At that time, he said, the company also announced that a search was under way for an operationally-based executive to partner with Ulukaya to move the company forward

The Post, however, reported that Ulukaya “is being replaced and may even be stripped of his chairman role,” with unnamed sources saying TPG “is deep into a search with Chobani’s board for Ulukaya’s successor.”

“That is absolutely not true,” Gonda said.

“Hamdi is Chobani’s owner, founder, CEO, and chairman of the board. It’s Hamdi’s decision to make,” he said.

In addition, Ulukaya will remain chairman of the board and will remain involved before, during and after a new CEO is selected, he said.

The Post also reported that “TPG execs are still scrambling to reverse financial wreckage” from Chobani’s product recall, which in fourth quarter 2013 spurred negative Ebitda – earnings before interest, taxes, depreciation, and amortization – of $87 million.

The Post reported the company continued in negative Ebitda territory over the first half of 2014 and faces more financial turmoil if it doesn’t meet its 2015 targets.

Gonda declined to comment on the private company’s financial figures for the fourth quarter of 2013 and the first half of 2014, but said Chobani has shown positive Ebitda for the past six months, has increased market share for the last four Nielson periods, has made strong distribution gains, and is positioned for a strong 2015.

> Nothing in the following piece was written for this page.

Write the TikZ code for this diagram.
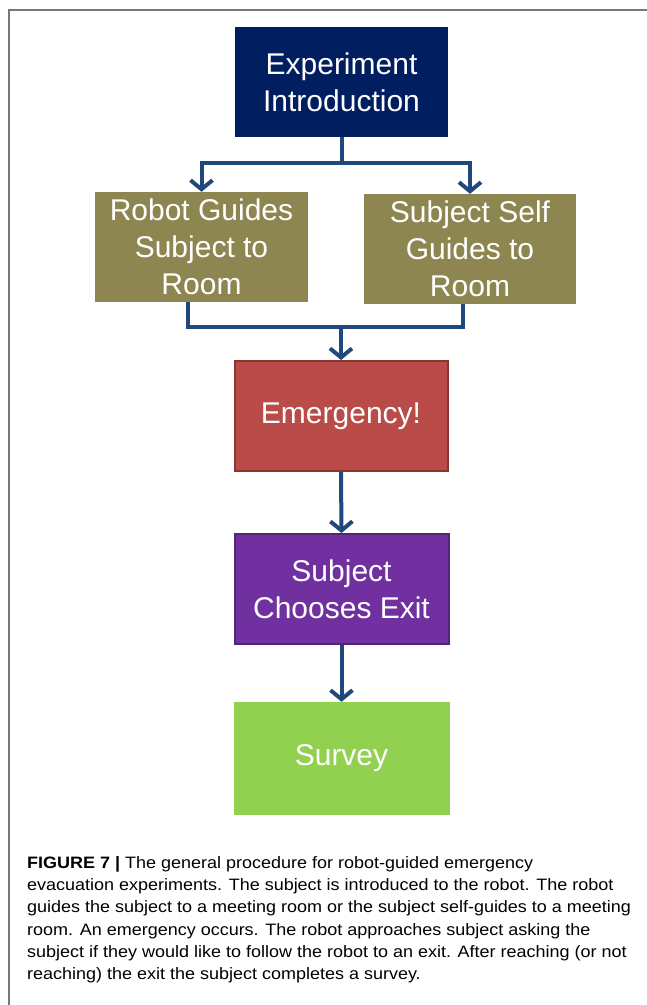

The Post’s depiction of financial and operational turmoil is “absolutely false,” Gonda said.

The company has several new products coming off the line in January alone. Every product is launched with Ulukaya’s approval, and the investment by TPG supports the company’s goal of new product platforms to continue to grow, he said.

“Our plan is working, and starts back with the capital raise. We’re seeing significant indicators of performance and growth,” he said.

Chobani is the No.1 yogurt brand in America, and the company sees considerable opportunity to grow the category, even doubling it in the next five years, Gonda said.

The company’s plant in Twin Falls, Idaho, is the largest yogurt plant in the world, is fully optimized with new and highly experienced leadership and is at full capacity per the original design, he said.